A Climate Summit Outnumbered by Industry
The analysis shows 599 industry-linked representatives entered COP30 through Party overflow badges — a route typically reserved for government delegates. This method bypasses new transparency rules that require non-government participants to disclose their affiliations.

Several countries also included fossil fuel representatives directly within their official delegations. According to the report, France, Japan, and Norway brought senior industry figures, including those from TotalEnergies, Japan Petroleum Exploration, and Equinor.
“Until we Kick Big Polluters Out, we can expect the outcomes of COP30 — and every COP after — to be written by the world’s largest polluters,” said Pascoe Sabido of Corporate Europe Observatory. “It’s profit over people and the planet.”
The contrast between industry presence and the representation of climate-impacted nations is stark. The Philippines’ delegation is outnumbered by nearly 50 to 1. Jamaica sent fewer than 40 delegates — as it deals with the aftermath of Hurricane Melissa — while hundreds of industry lobbyists move freely inside the venue.
‘A Flood of Influence’
Civil society groups warn that the negotiations risk being shaped by the very actors accelerating the climate crisis.
“The COP is massively flooded with around 1,500 representatives of the fossil fuel industry — like a river bursting its banks and sweeping everything away,” said Susann Scherbarth of Friends of the Earth Germany.
The criticism echoes growing frustration among scientists and youth groups over the widening gap between climate science and political outcomes. Despite repeated warnings from the IPCC about the need for rapid fossil fuel phase-down, nearly $250 billion worth of new oil and gas projects have been approved since COP29.
Youth delegations expressed alarm that the negotiation space is becoming increasingly inaccessible to those most affected by the climate crisis.
“The UNFCCC is in need of rehabilitation,” said Pim Sullivan-Tailyour from the UK Youth Climate Coalition. “My generation deserves Just Transition policies shaped by what people and the planet need — not what polluters’ profits demand.”

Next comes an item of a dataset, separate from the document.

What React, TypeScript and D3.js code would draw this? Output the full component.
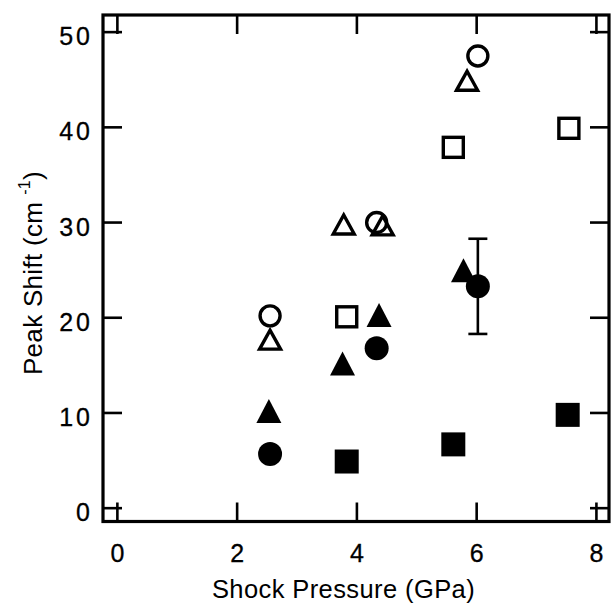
import React from 'react';
import * as d3 from 'd3';

// values (GPa, cm^-1)
const openCircleX = [2.55, 4.33, 6.02];
const openCircleY = [20.2, 30.0, 47.5];
const openTriX = [2.55, 3.78, 4.43, 5.84];
const openTriY = [17.7, 29.8, 29.7, 44.9];
const openSquareX = [3.83, 5.61, 7.54];
const openSquareY = [20.1, 37.9, 39.9];
const fillTriX = [2.53, 3.76, 4.37, 5.78];
const fillTriY = [10.2, 15.2, 20.3, 25.0];
const fillCircleX = [2.55, 4.33, 6.02];
const fillCircleY = [5.7, 16.8, 23.3];
const fillSquareX = [3.83, 5.61, 7.52];
const fillSquareY = [4.9, 6.7, 9.8];
const errX = [6.02];
const errLow = [18.3];
const errHigh = [28.3];

const xTicks = [0, 2, 4, 6, 8];
const yTicks = [0, 10, 20, 30, 40, 50];

const W = 613, H = 606;
const L = 103, R = 609, T = 15, B = 521.5;

export default function App() {
  const x = d3.scaleLinear().domain([-0.24, 8.21]).range([L, R]);
  const y = d3.scaleLinear().domain([-1.4, 51.8]).range([B, T]);
  const tickLen = 19;
  const font = '"Liberation Sans", Arial, Helvetica, sans-serif';

  const tri = (cx: number, cy: number, w: number, h: number) =>
    d3.line()([[cx - w / 2, cy + h / 2], [cx, cy - h / 2], [cx + w / 2, cy + h / 2]]) + 'Z';

  return (
    <svg width={W} height={H} style={{ position: 'absolute', left: 0, top: 0, background: '#fff' }}
      fontFamily={font}>
      <rect x={L} y={T} width={R - L} height={B - T} fill="none" stroke="#000" strokeWidth={3.2} />
      <g stroke="#000" strokeWidth={2.6}>
        {xTicks.map(t => (
          <g key={'x' + t}>
            <line x1={x(t)} x2={x(t)} y1={B} y2={B - tickLen} />
            <line x1={x(t)} x2={x(t)} y1={T} y2={T + tickLen} />
          </g>
        ))}
        {yTicks.map(t => (
          <g key={'y' + t}>
            <line x1={L} x2={L + tickLen} y1={y(t)} y2={y(t)} />
            <line x1={R} x2={R - tickLen} y1={y(t)} y2={y(t)} />
          </g>
        ))}
      </g>
      <g fontSize={25} fill="#000" stroke="#000" strokeWidth={0.3}>
        {xTicks.map(t => (
          <text key={'xl' + t} x={x(t)} y={562} textAnchor="middle">{t}</text>
        ))}
        {yTicks.map(t => (
          <text key={'yl' + t} x={93} y={y(t) + 13} textAnchor="end" letterSpacing={3}>{t}</text>
        ))}
      </g>
      <text x={(210 + 477) / 2} y={598} textAnchor="middle" fontSize={25.5} letterSpacing={0.4}>
        Shock Pressure (GPa)
      </text>
      <text transform="translate(42,273) rotate(-90)" textAnchor="middle" fontSize={26} letterSpacing={0.3}>
        Peak Shift (cm<tspan fontSize={16} dy={-12} dx={7}>-1</tspan><tspan dy={12}>)</tspan>
      </text>

      {/* error bar */}
      <g stroke="#000" strokeWidth={2.6}>
        {errX.map((v, i) => (
          <g key={'e' + i}>
            <line x1={x(v)} x2={x(v)} y1={y(errLow[i])} y2={y(errHigh[i])} />
            <line x1={x(v) - 9.5} x2={x(v) + 9.5} y1={y(errLow[i])} y2={y(errLow[i])} />
            <line x1={x(v) - 9.5} x2={x(v) + 9.5} y1={y(errHigh[i])} y2={y(errHigh[i])} />
          </g>
        ))}
      </g>

      {fillSquareX.map((v, i) => (
        <rect key={'fs' + i} x={x(v) - 12} y={y(fillSquareY[i]) - 12} width={24} height={24} fill="#000" />
      ))}
      {fillCircleX.map((v, i) => (
        <circle key={'fc' + i} cx={x(v)} cy={y(fillCircleY[i])} r={12} fill="#000" />
      ))}
      {fillTriX.map((v, i) => (
        <path key={'ft' + i} d={tri(x(v), y(fillTriY[i]), 25, 24)} fill="#000" />
      ))}
      <g fill="none" stroke="#000" strokeWidth={3.4}>
        {openSquareX.map((v, i) => (
          <rect key={'os' + i} x={x(v) - 10} y={y(openSquareY[i]) - 10} width={20} height={20} />
        ))}
        {openCircleX.map((v, i) => (
          <circle key={'oc' + i} cx={x(v)} cy={y(openCircleY[i])} r={10} />
        ))}
        {openTriX.map((v, i) => (
          <path key={'ot' + i} d={tri(x(v), y(openTriY[i]), 21, 19)} strokeLinejoin="miter" />
        ))}
      </g>
    </svg>
  );
}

Demands for Integrity and Accountability
Transparency and governance experts argue that the situation has reached a defining moment. “If COP30 is indeed the COP of truth, the Presidency and the UNFCCC Secretariat must strengthen participant disclosure rules,” said Brice Böhmer of Transparency International. “It is time to ensure integrity and restore trust.”
Civil society groups are urging governments to adopt formal conflict-of-interest rules, a step the UNFCCC has so far resisted. They argue that genuine climate progress requires insulating negotiations from actors whose core business models rely on continued fossil fuel extraction.
A Crossroads Moment for the UN Climate Process
COP30 was expected to accelerate global action toward limiting warming to 1.5°C. Instead, it has reopened a fundamental question: Can a climate summit deliver meaningful outcomes when the world’s largest polluters enjoy unprecedented access inside the process?
The KBPO coalition says the answer depends on whether the UNFCCC is willing to adopt structural reforms that prioritise vulnerable communities over powerful corporations.
As the talks continue in Belém, the tension between ambition and influence remains at the heart of COP30 — raising critical questions about transparency, accountability, and the future of global climate governance.